Here is a look at some of the transportation headlines gathered by us and the Metro Library. The full list of headlines is posted on the Library’s Headlines blog, which you can also access via email subscription or RSS feed.

The Boston T’s Park Street station in a photo taken last month. Photo by Dylan Pech, via Flickr creative commons.
Anxiety, heightened security on the ‘T’ (Boston Globe)
The Globe’s story posted today about the city’s transit system on the day after the bombing of the Boston Marathon. Excerpt:
For many of the day’s commuters, the sight of Boston police officers, SWAT teams, National Guardsmen, and police dogs at MBTA stations around the city — and especially downtown and the Back Bay — brought a small measure of relief to a region trying to go about the business of downtown life the day after a tragedy.
At stations around the city, law enforcement officers paced up and down train platforms, rifles in hand. At Arlington Station, National Guardsmen asked commuters heading into the station to open their duffels and purses for a security check. “No guns, no bombs?” asked one as he pulled back the zipper of a backpack.
Joe Pesaturo, spokesman for the Massachusetts Bay Transportation Authority, said federal, state, and local law enforcement personnel were conducting random baggage checks throughout the subway system.
“Customers have been very cooperative, and we greatly appreciate their patience and understanding,” Pesaturo said this morning.
Thwart terrorism, experience CicLAvia (L.A. Streetsblog)
From Streetsblog editor Damien Newton:
So when I look at yesterday’s tragedy and say that there’s a peaceful way Angelenos can fight back against whoever plotted and executed that attack and, it’s not something I say lightly. Think about it for a second. Terrorism is using force in some form to scare people and keep them apart. Keep people in their houses and behind closed doors. Keep people from meeting and understanding their neighbors. Keep people angry.
The idea of Livable Streets is the exact opposite.

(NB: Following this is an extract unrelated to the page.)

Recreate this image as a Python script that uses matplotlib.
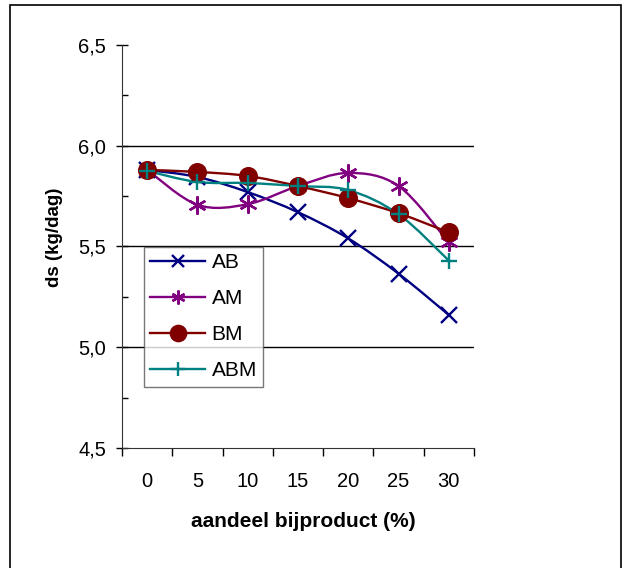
import matplotlib
matplotlib.use('Agg')
import matplotlib.pyplot as plt
from matplotlib.path import Path
from matplotlib.patches import PathPatch, Rectangle
from matplotlib.lines import Line2D
from matplotlib.ticker import FuncFormatter
import numpy as np

plt.rcParams['font.family'] = ['Liberation Sans', 'DejaVu Sans']

categories = ['0', '5', '10', '15', '20', '25', '30']
ab = [5.88, 5.845, 5.77, 5.67, 5.54, 5.365, 5.16]
am = [5.88, 5.707, 5.71, 5.80, 5.865, 5.80, 5.52]
bm = [5.88, 5.87, 5.85, 5.80, 5.74, 5.665, 5.57]
abm = [5.875, 5.82, 5.815, 5.80, 5.78, 5.66, 5.43]

# name, values, colour, marker, size in plot, size in legend
series = [('AB', ab, '#000080', 'x', 12, 9),
          ('AM', am, '#800080', (6, 2, 0), 13, 10),
          ('BM', bm, '#800000', 'o', 12, 11),
          ('ABM', abm, '#008080', '+', 12, 10)]


def smooth_path(xs, ys):
    # excel style smoothed line: cubic bezier through every point
    pts = np.column_stack([xs, ys]).astype(float)
    n = len(pts)
    verts = [pts[0]]
    codes = [Path.MOVETO]
    for i in range(n - 1):
        p0 = pts[max(i - 1, 0)]
        p1 = pts[i]
        p2 = pts[i + 1]
        p3 = pts[min(i + 2, n - 1)]
        c1 = p1 + (p2 - p0) / 6.0
        c2 = p2 - (p3 - p1) / 6.0
        verts += [c1, c2, p2]
        codes += [Path.CURVE4] * 3
    return Path(verts, codes)


fig = plt.figure(figsize=(6.23, 5.68), dpi=100)
ax = fig.add_axes([0.1958, 0.2113, 0.565, 0.7095])

x = np.arange(len(categories))
handles = []
for name, vals, col, mk, ms, lms in series:
    ax.add_patch(PathPatch(smooth_path(x, vals), fill=False, edgecolor=col,
                           lw=1.7, zorder=3))
    ax.plot(x, vals, ls='none', marker=mk, ms=ms, color=col, mec=col,
            mew=1.7, zorder=4)
    handles.append(Line2D([], [], color=col, lw=1.7, marker=mk, ms=lms,
                          mew=1.7, mec=col))

ax.set_xlim(-0.5, len(categories) - 0.5)
ax.set_ylim(4.5, 6.5)

ax.set_xticks(np.arange(-0.5, len(categories), 1.0))
ax.set_xticklabels([])
ax.set_xticks(x, minor=True)
ax.set_xticklabels(categories, minor=True)
ax.tick_params(axis='x', which='major', direction='out', length=6, width=1)
ax.tick_params(axis='x', which='minor', length=0, labelsize=14.5, pad=17)

ax.set_yticks([4.5, 5.0, 5.5, 6.0, 6.5])
ax.set_yticks(np.arange(4.5, 6.51, 0.25), minor=True)
ax.yaxis.set_major_formatter(FuncFormatter(lambda v, p: ('%.1f' % v).replace('.', ',')))
ax.tick_params(axis='y', which='major', direction='inout', length=9, width=1,
               labelsize=14.5, pad=7)
ax.tick_params(axis='y', which='minor', direction='in', length=4, width=1)

for v in [5.0, 5.5, 6.0]:
    ax.axhline(v, color='black', lw=1, zorder=1)

for s in ['top', 'right']:
    ax.spines[s].set_visible(False)
for s in ['left', 'bottom']:
    ax.spines[s].set_color('#333333')

fig.text(0.487, 0.081, 'aandeel bijproduct (%)', fontsize=15,
         fontweight='bold', ha='center', va='center')
fig.text(0.088, 0.583, 'ds (kg/dag)', rotation=90, fontsize=13.5,
         fontweight='bold', ha='center', va='center')

leg = ax.legend(handles, [s[0] for s in series], loc='upper left',
                bbox_to_anchor=(0.0625, 0.499), fontsize=15, frameon=True,
                fancybox=False, edgecolor='#555555', handlelength=2.65,
                handletextpad=0.3, borderpad=0.3, labelspacing=0.82,
                borderaxespad=0)
leg.get_frame().set_linewidth(1)

fig.patches.append(Rectangle((10 / 623, -0.01), 611 / 623, 1 - 5 / 568 + 0.01,
                             transform=fig.transFigure, fill=False,
                             edgecolor='black', lw=1.2))

fig.savefig('out.png', dpi=100)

Livable Streets is about breaking down barriers our society has accidentally (and not accidentally) created that keep people apart now. There’s no greater example of the power of Livable Streets than our own CicLAvia.
This Sunday, somewhere between 100,000 and 150,000 of your neighbors will take to the streets in Downtown and Mid-town Los Angeles and West Los Angeles. Tree Hugger might think that nobody in L.A. rides a bicycle, but we know better.
You won’t know many of the participants. But one of the many great things about CicLAvia, is you’ll probably know more of them by the end of the day. And that gives all of us a chance to make Sunday about more than a car-free trip to the beach.
Doubling efforts on Metro fare studies? (L.A. Streetsblog)
Dana Gabbard posts a Metro staff PowerPoint given to the agency’s Citizen Advisory Committee last month on different fare scenarios. As Dana points out, Metro Board Vice Chair Diane DuBois has requested a staff report on fare structures — and that will be given as an oral report at the Metro Board’s full meeting on April 25. Just to emphasize: this report, written in February, looks at some different and obvious fare structures, including distance-based fares, time-based fares and fares based on type of payment.
I do want to emphasize that the report doesn’t propose any imminent changes to the current fare system, nor is there anything on the table at this time. Changing Metro’s fares is a long process that involves public hearings and ultimately a vote by the Metro Board of Directors.